Effect of Doping on the phase stability and Superconductivity in LaH10

TL;DR

This study computationally explores how doping LaH10 with various elements affects its phase stability and superconducting properties, revealing Ce as a promising dopant for stabilizing high-temperature superconductivity at lower pressures.

Contribution

It identifies Ce as an effective dopant that stabilizes LaH10 and maintains superconductivity, offering new insights into doping strategies for high-temperature superconductors.

Findings

Most dopants soften phonon modes, enhancing electron-phonon coupling.

Ce doping extends dynamical stability and maintains superconductivity.

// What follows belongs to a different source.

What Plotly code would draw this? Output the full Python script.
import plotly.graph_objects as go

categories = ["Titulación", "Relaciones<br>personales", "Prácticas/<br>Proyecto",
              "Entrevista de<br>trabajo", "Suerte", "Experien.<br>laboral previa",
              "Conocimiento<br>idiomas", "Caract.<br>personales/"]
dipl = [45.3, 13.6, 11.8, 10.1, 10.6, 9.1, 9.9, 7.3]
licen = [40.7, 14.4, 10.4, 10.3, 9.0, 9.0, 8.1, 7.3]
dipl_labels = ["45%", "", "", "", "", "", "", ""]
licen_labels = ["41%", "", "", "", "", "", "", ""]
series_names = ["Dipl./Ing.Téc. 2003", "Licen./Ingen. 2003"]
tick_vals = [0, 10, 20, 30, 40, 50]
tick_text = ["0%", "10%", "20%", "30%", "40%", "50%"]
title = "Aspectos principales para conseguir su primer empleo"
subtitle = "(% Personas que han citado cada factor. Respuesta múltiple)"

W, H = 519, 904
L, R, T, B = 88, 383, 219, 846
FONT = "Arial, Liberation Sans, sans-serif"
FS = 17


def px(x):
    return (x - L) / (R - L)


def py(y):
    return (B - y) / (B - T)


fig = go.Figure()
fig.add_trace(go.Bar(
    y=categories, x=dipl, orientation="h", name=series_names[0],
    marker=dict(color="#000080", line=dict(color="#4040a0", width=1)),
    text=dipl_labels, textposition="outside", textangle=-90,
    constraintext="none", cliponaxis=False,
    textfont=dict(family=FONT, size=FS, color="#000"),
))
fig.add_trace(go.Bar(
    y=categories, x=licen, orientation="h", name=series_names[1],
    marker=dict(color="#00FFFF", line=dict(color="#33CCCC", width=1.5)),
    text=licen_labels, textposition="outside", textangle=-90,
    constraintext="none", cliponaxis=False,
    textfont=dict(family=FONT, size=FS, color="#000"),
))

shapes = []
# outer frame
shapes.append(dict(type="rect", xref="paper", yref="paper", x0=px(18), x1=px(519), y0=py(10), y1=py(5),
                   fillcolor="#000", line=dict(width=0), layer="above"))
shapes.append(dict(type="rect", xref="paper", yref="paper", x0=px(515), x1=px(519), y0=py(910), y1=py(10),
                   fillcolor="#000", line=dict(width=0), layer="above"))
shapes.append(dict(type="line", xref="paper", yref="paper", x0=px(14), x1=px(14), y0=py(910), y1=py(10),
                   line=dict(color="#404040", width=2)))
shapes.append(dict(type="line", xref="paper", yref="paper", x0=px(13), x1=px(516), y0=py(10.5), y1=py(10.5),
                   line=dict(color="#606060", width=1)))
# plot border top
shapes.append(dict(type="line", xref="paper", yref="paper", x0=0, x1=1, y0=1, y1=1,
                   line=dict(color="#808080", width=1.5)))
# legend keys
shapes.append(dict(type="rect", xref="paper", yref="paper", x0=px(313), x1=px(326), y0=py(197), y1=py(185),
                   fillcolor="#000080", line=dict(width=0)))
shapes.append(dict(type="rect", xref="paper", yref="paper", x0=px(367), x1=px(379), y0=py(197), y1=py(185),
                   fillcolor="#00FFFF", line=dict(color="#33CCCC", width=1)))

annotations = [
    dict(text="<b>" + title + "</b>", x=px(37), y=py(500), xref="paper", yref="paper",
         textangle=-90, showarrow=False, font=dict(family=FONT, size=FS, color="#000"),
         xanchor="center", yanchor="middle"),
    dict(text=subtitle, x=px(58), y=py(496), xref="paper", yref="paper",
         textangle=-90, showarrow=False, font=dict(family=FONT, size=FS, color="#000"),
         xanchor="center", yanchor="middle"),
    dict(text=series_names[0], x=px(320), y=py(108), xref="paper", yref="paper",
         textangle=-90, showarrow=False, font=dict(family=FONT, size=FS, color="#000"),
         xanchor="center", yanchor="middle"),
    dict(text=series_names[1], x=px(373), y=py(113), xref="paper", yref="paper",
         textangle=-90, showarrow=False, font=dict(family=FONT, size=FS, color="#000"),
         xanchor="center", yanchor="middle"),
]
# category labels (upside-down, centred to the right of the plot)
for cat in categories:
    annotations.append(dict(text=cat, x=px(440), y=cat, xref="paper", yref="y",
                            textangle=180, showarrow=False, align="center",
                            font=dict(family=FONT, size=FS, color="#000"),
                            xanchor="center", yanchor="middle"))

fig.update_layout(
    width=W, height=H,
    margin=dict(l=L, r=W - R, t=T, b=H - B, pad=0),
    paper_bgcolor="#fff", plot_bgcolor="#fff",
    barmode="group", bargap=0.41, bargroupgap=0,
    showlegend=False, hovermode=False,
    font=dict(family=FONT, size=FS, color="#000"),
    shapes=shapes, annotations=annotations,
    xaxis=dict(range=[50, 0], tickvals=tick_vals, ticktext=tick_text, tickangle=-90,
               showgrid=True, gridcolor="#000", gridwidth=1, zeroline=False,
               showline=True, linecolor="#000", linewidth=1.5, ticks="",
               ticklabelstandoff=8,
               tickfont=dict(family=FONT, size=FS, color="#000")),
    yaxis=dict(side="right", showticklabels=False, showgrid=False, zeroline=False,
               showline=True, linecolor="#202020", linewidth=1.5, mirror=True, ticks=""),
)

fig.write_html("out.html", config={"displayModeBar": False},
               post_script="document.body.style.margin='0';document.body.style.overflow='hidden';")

Doping configurations have minimal impact on stability and coupling.

Abstract

We present a computational investigation into the effects of chemical doping with 15 different elements on phase stability and superconductivity in the LaH10 structure. Most doping elements were found to induce softening of phonon modes, enhancing electron-phonon coupling and improving critical superconducting temperature while weakening dynamical stability. Unlike these dopants, Ce was found to extend the range of dynamical stability for LaH10 by eliminating the van Hove singularity near the Fermi level. The doped compound, La0.75Ce0.25H10, maintains high-temperature superconductivity. We also demonstrate that different Ce doping configurations in the LaH10 structure have a minimal effect on energetic stability and electron-phonon coupling strength. Our findings suggest that Ce is a promising dopant to stabilize LaH10 at lower pressures while preserving its high-temperature superconductivity.